┌─ INFORMATION SUPPLIED
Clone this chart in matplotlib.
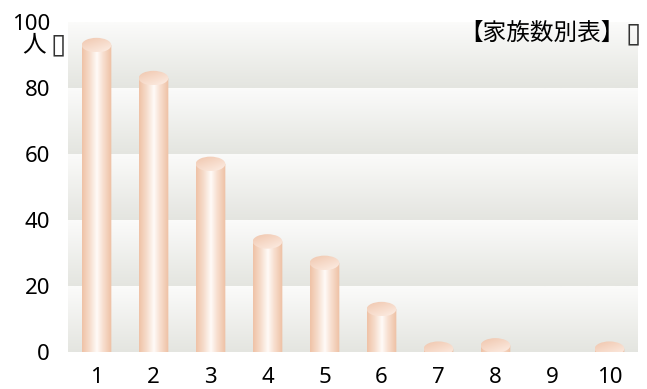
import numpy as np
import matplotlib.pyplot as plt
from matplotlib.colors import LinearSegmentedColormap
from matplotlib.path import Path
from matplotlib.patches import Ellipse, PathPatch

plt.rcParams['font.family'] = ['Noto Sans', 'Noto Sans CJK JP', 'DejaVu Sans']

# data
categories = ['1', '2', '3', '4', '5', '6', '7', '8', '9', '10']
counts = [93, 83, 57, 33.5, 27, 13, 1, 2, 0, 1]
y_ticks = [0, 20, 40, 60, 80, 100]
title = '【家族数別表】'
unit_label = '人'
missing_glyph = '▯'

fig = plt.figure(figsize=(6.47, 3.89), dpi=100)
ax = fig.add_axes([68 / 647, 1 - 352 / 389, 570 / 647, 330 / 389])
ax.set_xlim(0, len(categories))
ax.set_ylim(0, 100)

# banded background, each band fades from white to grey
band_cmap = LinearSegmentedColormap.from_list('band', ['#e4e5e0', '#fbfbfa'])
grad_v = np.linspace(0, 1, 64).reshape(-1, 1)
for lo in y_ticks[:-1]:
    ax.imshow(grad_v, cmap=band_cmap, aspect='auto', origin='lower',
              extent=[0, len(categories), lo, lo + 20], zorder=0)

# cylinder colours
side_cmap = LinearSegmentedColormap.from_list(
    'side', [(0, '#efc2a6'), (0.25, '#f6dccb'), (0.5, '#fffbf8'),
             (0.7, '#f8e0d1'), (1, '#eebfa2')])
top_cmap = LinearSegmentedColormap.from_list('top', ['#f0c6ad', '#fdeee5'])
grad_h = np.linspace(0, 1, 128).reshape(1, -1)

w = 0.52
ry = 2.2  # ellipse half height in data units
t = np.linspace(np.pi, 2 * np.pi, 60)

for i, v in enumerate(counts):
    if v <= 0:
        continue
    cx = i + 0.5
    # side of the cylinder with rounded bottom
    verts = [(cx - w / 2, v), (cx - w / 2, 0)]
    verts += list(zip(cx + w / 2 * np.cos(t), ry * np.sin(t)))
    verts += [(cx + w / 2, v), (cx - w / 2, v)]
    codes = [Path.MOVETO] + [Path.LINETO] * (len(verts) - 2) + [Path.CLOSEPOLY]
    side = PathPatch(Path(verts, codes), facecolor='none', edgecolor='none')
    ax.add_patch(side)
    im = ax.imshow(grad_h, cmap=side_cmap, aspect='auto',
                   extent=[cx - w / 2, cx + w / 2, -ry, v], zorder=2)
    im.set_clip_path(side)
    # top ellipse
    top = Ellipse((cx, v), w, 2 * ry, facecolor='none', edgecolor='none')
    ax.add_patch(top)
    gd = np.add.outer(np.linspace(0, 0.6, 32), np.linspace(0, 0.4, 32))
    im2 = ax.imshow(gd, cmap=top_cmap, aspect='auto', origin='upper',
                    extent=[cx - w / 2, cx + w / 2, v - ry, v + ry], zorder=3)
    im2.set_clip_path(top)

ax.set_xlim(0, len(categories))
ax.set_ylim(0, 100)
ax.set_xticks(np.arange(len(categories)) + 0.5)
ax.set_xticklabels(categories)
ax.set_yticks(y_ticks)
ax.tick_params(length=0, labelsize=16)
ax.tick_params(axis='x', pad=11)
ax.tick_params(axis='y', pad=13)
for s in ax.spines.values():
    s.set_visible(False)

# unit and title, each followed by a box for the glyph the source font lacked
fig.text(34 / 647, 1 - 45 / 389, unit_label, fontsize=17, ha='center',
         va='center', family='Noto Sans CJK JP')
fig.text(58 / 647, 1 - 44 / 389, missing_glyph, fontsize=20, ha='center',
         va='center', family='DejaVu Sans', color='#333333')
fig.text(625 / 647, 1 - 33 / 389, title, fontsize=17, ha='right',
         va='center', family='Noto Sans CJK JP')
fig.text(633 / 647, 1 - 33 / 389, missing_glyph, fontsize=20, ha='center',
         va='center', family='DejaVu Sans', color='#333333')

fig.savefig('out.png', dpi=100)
└─
▸ STATED TASK
Write out exactly the lines between the start of the data and the line with "plt.rcParams['font.family'] = ['Noto", including both, but none of the pictures.

▸ IN RESPONSE
Clone this chart in matplotlib.
import numpy as np
import matplotlib.pyplot as plt
from matplotlib.colors import LinearSegmentedColormap
from matplotlib.path import Path
from matplotlib.patches import Ellipse, PathPatch

plt.rcParams['font.family'] = ['Noto Sans', 'Noto Sans CJK JP', 'DejaVu Sans']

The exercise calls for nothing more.